My good friend told me months ago to be prepared. She said that without warning, everything will feel like it’s crashing down, and I would fall apart. Having had more experience with divorce than she had planned, I believed her. I had forgotten about it until she reminded me this week. Lying in my bed, crying for the umpteenth time, she reminded me that this could be that time.
I don’t know why I am compelled to share these events in my life with the world, or with the five of you that actually read my blogs. I sincerely write from my heart hoping I can help someone else, or at least let them know they aren’t the only ones who go through ordeals on what seems to be a daily basis or make mistakes hourly as I seem to.
The pressure cooker probably started to shake a week or so ago. I was made to see once again that my ex-husband seems to be a different person than the man I knew. We are supposed to be co-parenting our grandsons, but I had to learn the hard way that he decided to take a trip out of state with his new girlfriend again. He failed to tell me of his plans, and I wouldn’t have even known about it if I hadn’t called him needing his help with the boys. Thank God it wasn’t an emergency. Needless to say, I was extremely disappointed and in disbelief.
Also, for the last three months, I was in a texting and email relationship with a gentleman that honestly rocked my world. For the last ten years, I have felt unappreciated and unattractive, to be honest. Having met on a dating site, we just hit it off, at least in words. Yes, I know all about the dangers, scams, fake profiles, etc. Believe me, I know all about them. But in a nutshell, this man made me feel good about myself, to the point that my friends and coworkers even commented on how good I looked and how happy I seemed. I was probably happier during this time than I have been in years. No lie.
Long story short, I don’t know what happened. There’s no other way to explain what changed everything, other than to say that perhaps my insecurities decided I was getting too close and I freaked out. Unfortunately, many of the things from his end started to sound like ‘scam’ material, and some of my friends were trying to get me to call him out on them. In my own way I would find out answers I needed, then things would be fine again. Honestly, I didn’t want to think anything badly about him because I was happy. The details aren’t really that important. What is important is that I had good reasons to doubt certain things, but I didn’t handle it well, at all.
With all that transpired, I have every reason to believe that our friendship is over. He acknowledged and understood where I might have suspected a scam. I acknowledge and realize that I accused him of something before really asking any questions. He deserved that, at the very least, based on the communication we had shared. I’m not dismissing his potential wrongdoing, but for myself, I am saddened over how it ended. And if he’s reading this right now, I may be a genuine fool, but I want him to know that I still want to believe him.

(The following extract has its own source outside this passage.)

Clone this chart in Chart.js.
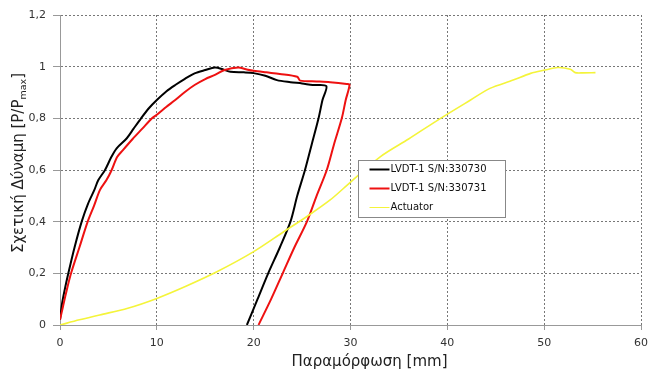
<!DOCTYPE html>
<html>
<head>
<meta charset="utf-8">
<script src="https://cdn.jsdelivr.net/npm/chart.js@4/dist/chart.umd.min.js"></script>
<style>
  html, body { margin: 0; padding: 0; background: #fff; }
  #wrap { width: 648px; height: 371px; }
</style>
</head>
<body>
<div id="wrap"><canvas id="chart" width="648" height="371"></canvas></div>
<script>
// LVDT-1 S/N:330730 (black): loading, then unloading back down
const blackX = [0, 0.2, 0.45, 0.86, 1.5, 2.24, 2.9, 3.55, 3.96, 4.65, 5.3, 5.85, 6.9, 7.6, 8.37, 9.2, 10, 11, 11.9, 12.9, 13.9, 15, 16, 16.8, 17.6, 19, 20, 21.2, 22.4, 23.8, 25, 26.1, 27.5,
                27.1, 26.7, 26.0, 25.3, 24.5, 23.8, 22.7, 21.5, 20.4, 19.3];
const blackY = [0.02, 0.08, 0.13, 0.2, 0.3, 0.4, 0.47, 0.523, 0.561, 0.6, 0.65, 0.684, 0.723, 0.76, 0.8, 0.84, 0.871, 0.905, 0.929, 0.953, 0.974, 0.987, 0.997, 0.99, 0.98, 0.978, 0.975, 0.965, 0.948, 0.94, 0.935, 0.929, 0.925,
                0.87, 0.8, 0.7, 0.6, 0.5, 0.4, 0.3, 0.2, 0.1, 0];

// LVDT-1 S/N:330731 (red)
const redX = [0, 0.3, 0.6, 1.14, 2.0, 2.86, 3.5, 4.13, 4.8, 5.34, 5.9, 6.5, 7.5, 8.5, 9.5, 10, 11, 11.9, 12.9, 13.9, 15, 16, 17, 18.4, 19.2, 20, 21.3, 22.7, 24.5, 24.8, 26.5, 27.9, 29.6, 29.9,
              29.5, 29.1, 28.3, 27.55, 26.5, 25.5, 24.2, 23.0, 21.8, 20.5];
const redY = [0.02, 0.07, 0.12, 0.2, 0.3, 0.4, 0.46, 0.523, 0.561, 0.6, 0.65, 0.677, 0.72, 0.76, 0.8, 0.814, 0.845, 0.871, 0.902, 0.929, 0.952, 0.968, 0.987, 0.997, 0.99, 0.984, 0.978, 0.972, 0.961, 0.946, 0.943, 0.94, 0.933, 0.93,
              0.87, 0.8, 0.7, 0.6, 0.5, 0.4, 0.3, 0.2, 0.1, 0];

// Actuator (yellow)
const actX = [0, 2, 4.1, 7, 10, 13, 16.2, 20, 23.1, 25.5, 27.9, 30, 33.1, 36, 39.3, 42.4, 44.4, 46.8, 48.6, 50.1, 51.4, 52.7, 53.2, 54, 55.3];
const actY = [0, 0.02, 0.039, 0.065, 0.103, 0.15, 0.206, 0.284, 0.361, 0.42, 0.484, 0.553, 0.652, 0.72, 0.8, 0.871, 0.916, 0.948, 0.974, 0.987, 0.997, 0.99, 0.977, 0.976, 0.977];

const seriesNames = ['LVDT-1 S/N:330730', 'LVDT-1 S/N:330731', 'Actuator'];
const yTickLabels = ['0', '0,2', '0,4', '0,6', '0,8', '1', '1,2'];
const xTitle = 'Παραμόρφωση [mm]';
const yTitleMain = 'Σχετική Δύναμη [P/P';
const yTitleSub = 'max';
const yTitleEnd = ']';

const FONT = '"DejaVu Sans", Verdana, sans-serif';
const toPoints = (xs, ys) => xs.map((x, i) => ({ x, y: ys[i] }));

const colors = ['#000000', '#ee1111', '#f4f43a'];
const widths = [2, 2, 1.6];

const titlesPlugin = {
    id: 'titles',
    afterDraw(chart) {
        const { ctx, chartArea } = chart;
        ctx.save();
        ctx.fillStyle = '#222';
        ctx.textBaseline = 'alphabetic';
        // x title
        ctx.font = '15px ' + FONT;
        ctx.textAlign = 'center';
        ctx.fillText(xTitle, (chartArea.left + chartArea.right) / 2 + 19, 366);
        // y title with subscript
        ctx.translate(23, (chartArea.top + chartArea.bottom) / 2 - 7);
        ctx.rotate(-Math.PI / 2);
        ctx.textAlign = 'left';
        ctx.font = '15px ' + FONT;
        const w1 = ctx.measureText(yTitleMain).width;
        const w3 = ctx.measureText(yTitleEnd).width;
        ctx.font = '9.5px ' + FONT;
        const w2 = ctx.measureText(yTitleSub).width;
        let x = -(w1 + w2 + w3) / 2;
        ctx.font = '15px ' + FONT;
        ctx.fillText(yTitleMain, x, 0);
        x += w1;
        ctx.font = '9.5px ' + FONT;
        ctx.fillText(yTitleSub, x, 3);
        x += w2;
        ctx.font = '15px ' + FONT;
        ctx.fillText(yTitleEnd, x, 0);
        ctx.restore();
    }
};

const legendPlugin = {
    id: 'boxLegend',
    afterDatasetsDraw(chart) {
        const { ctx } = chart;
        const box = { left: 358.5, top: 160.5, width: 147, height: 57 };
        ctx.save();
        ctx.fillStyle = '#fff';
        ctx.fillRect(box.left, box.top, box.width, box.height);
        ctx.strokeStyle = '#888';
        ctx.lineWidth = 1;
        ctx.strokeRect(box.left, box.top, box.width, box.height);
        ctx.font = '10px ' + FONT;
        ctx.textBaseline = 'middle';
        ctx.textAlign = 'left';
        seriesNames.forEach((name, i) => {
            const yy = box.top + 9 + i * 19;
            ctx.strokeStyle = colors[i];
            ctx.lineWidth = i === 2 ? 1 : 2;
            ctx.beginPath();
            ctx.moveTo(box.left + 11, yy);
            ctx.lineTo(box.left + 31, yy);
            ctx.stroke();
            ctx.fillStyle = '#111';
            ctx.fillText(name, box.left + 32, yy);
        });
        ctx.restore();
    }
};

const datasets = [
    { label: seriesNames[0], data: toPoints(blackX, blackY), order: 2 },
    { label: seriesNames[1], data: toPoints(redX, redY), order: 1 },
    { label: seriesNames[2], data: toPoints(actX, actY), order: 0 }
].map((d, i) => ({
    ...d,
    borderColor: colors[i],
    backgroundColor: colors[i],
    borderWidth: widths[i],
    pointRadius: 0,
    tension: 0.3,
    fill: false
}));

new Chart(document.getElementById('chart'), {
    type: 'line',
    data: { datasets },
    options: {
        responsive: false,
        animation: false,
        layout: { padding: { left: 0, right: 0, top: 15, bottom: 0 } },
        plugins: { legend: { display: false }, tooltip: { enabled: false } },
        scales: {
            x: {
                type: 'linear',
                min: 0,
                max: 60,
                ticks: { stepSize: 10, color: '#333', font: { family: FONT, size: 11 }, padding: 7, maxRotation: 0 },
                grid: { color: '#777', tickLength: 5, tickColor: '#999' },
                border: { color: '#999', width: 1, dash: [2, 2] },
                afterFit(scale) {
                    scale.height = 46;
                    scale.paddingRight = 7;
                    scale.paddingLeft = 0;
                }
            },
            y: {
                min: 0,
                max: 1.2,
                ticks: {
                    stepSize: 0.2,
                    color: '#333',
                    font: { family: FONT, size: 11 },
                    padding: 7,
                    callback: (v, i) => yTickLabels[i]
                },
                grid: { color: '#777', tickLength: 7, tickColor: '#999' },
                border: { color: '#999', width: 1, dash: [2, 2] },
                afterFit(scale) { scale.width = 60; }
            }
        }
    },
    plugins: [legendPlugin, titlesPlugin]
});
</script>
</body>
</html>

As silly as it may sound, I came to love his ‘friendship’ more than anything else. He filled a loneliness that I was experiencing during my separation and eventual divorce. My husband had been my best friend for those 31 years, even though our romantic relationship had long been dead. That friendship was severed the day he found another woman to replace me, just weeks after we separated. My online friend filled that painful void at a time when I needed it desperately, and I am grateful to him for that. I can’t help but wonder if I would still be married today if my husband hadn’t just tried a little harder to say those things I needed to hear. We’ll never know, and I believe it’s his loss.
The final straw that put me over the edge was the news that the daughter of a close family friend who bears the same name and age as our daughter died just a few days ago. At the age of 28 years old, she literally drank herself to death. She had been in the hospital for a couple of months, but they just couldn’t save her. I was sitting at work when I learned of this, and the grief over my own daughter swept over me like a wave. On top of being upset, again, with my ex-husband, grieving the deep loss of my new ‘best friend’ that had made me feel so alive, and then the ‘too close to home’ news about our friend’s daughter, I just lost it. I literally could not hold in my sobs. I’m tearing up again as I write this.
I was moving on about one hour’s sleep, and the tears just kept coming, off and on, all day long. Even after picking the boys up from day care, the crying continued throughout the evening. My dear friend had been in touch with me throughout the day, consoling me as best as she could. As I said at the beginning, she reminded me that when I least expect it, the pain will knock me down. It most certainly did. I am in full blown grieving mode, and it is indescribable.
But my dear friends, there is no way I can leave this story on a low note. In my written prayers this morning, I wrote to God that even with all the pain I am feeling right now, I have HIS joy in my heart. His unspeakable joy that gets us through the worst of times. As I have quoted often, we are not human beings having spiritual experiences… We are spiritual beings having human experiences. This world is not my home. My heart is broken for a season, but my joy in the Lord gives me eternal hope. If you’re hurting or grieving for any reason, please find comfort in these words.